- Red River City, Texas Location within Texas Red River City, Texas Location within the United States
- Coordinates: 33°48′10″N 96°31′51″W﻿ / ﻿33.80288°N 96.53083°W
- Country: United States
- State: Texas
- County: Grayson County
- Established: 1873
- Elevation: 165 m (541 ft)
- Time zone: UTC−06:00 (CST)
- • Summer (DST): UTC−05:00 (CDT)
- FIPS code: 48-48181
- GNIS feature ID: 1377149, 4721947

= Red River City, Texas =

In the early 1870s Red River City was a settlement in North Texas, just south of the Red River, which forms the border with the state of Oklahoma.
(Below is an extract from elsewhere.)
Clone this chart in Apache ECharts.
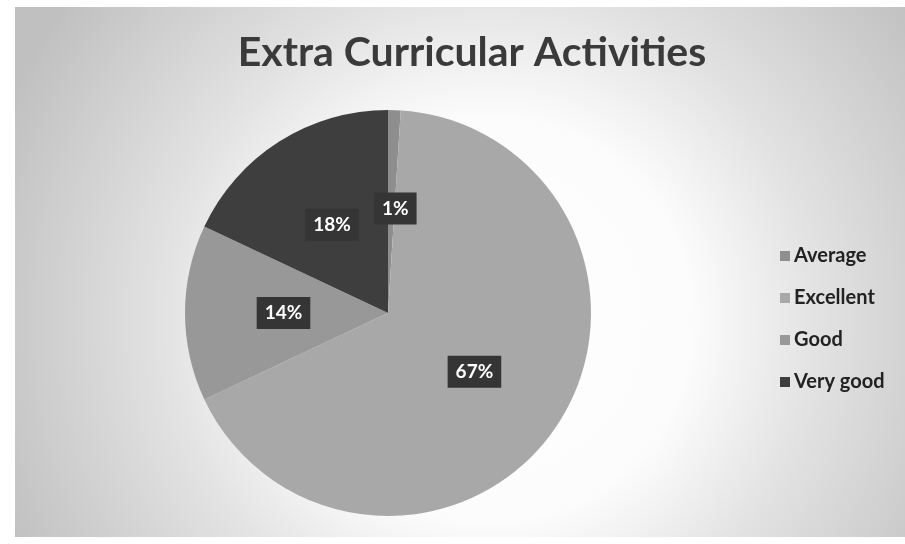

With a population of about 50, it was served by a post office in 1873 and 1874.

In 1873 the Houston and Texas Central Railway line reached Red River City, where it connected with the Missouri, Kansas and Texas Railroad. This junction formed an all-railroad route from the main cities of Texas to St. Louis, Missouri and the Eastern United States. The railway crossed the Red River nearby over the Colbert Bridge, which was also completed in 1873, but destroyed by flooding that same year. The line reopened with the second Colbert Bridge in 1892, but it too was destroyed by flooding in 1908. The route was changed for the third bridge at Carpenters Bluff, which opened in 1910.

Red River City subsequently became part of Denison, Texas in Grayson County.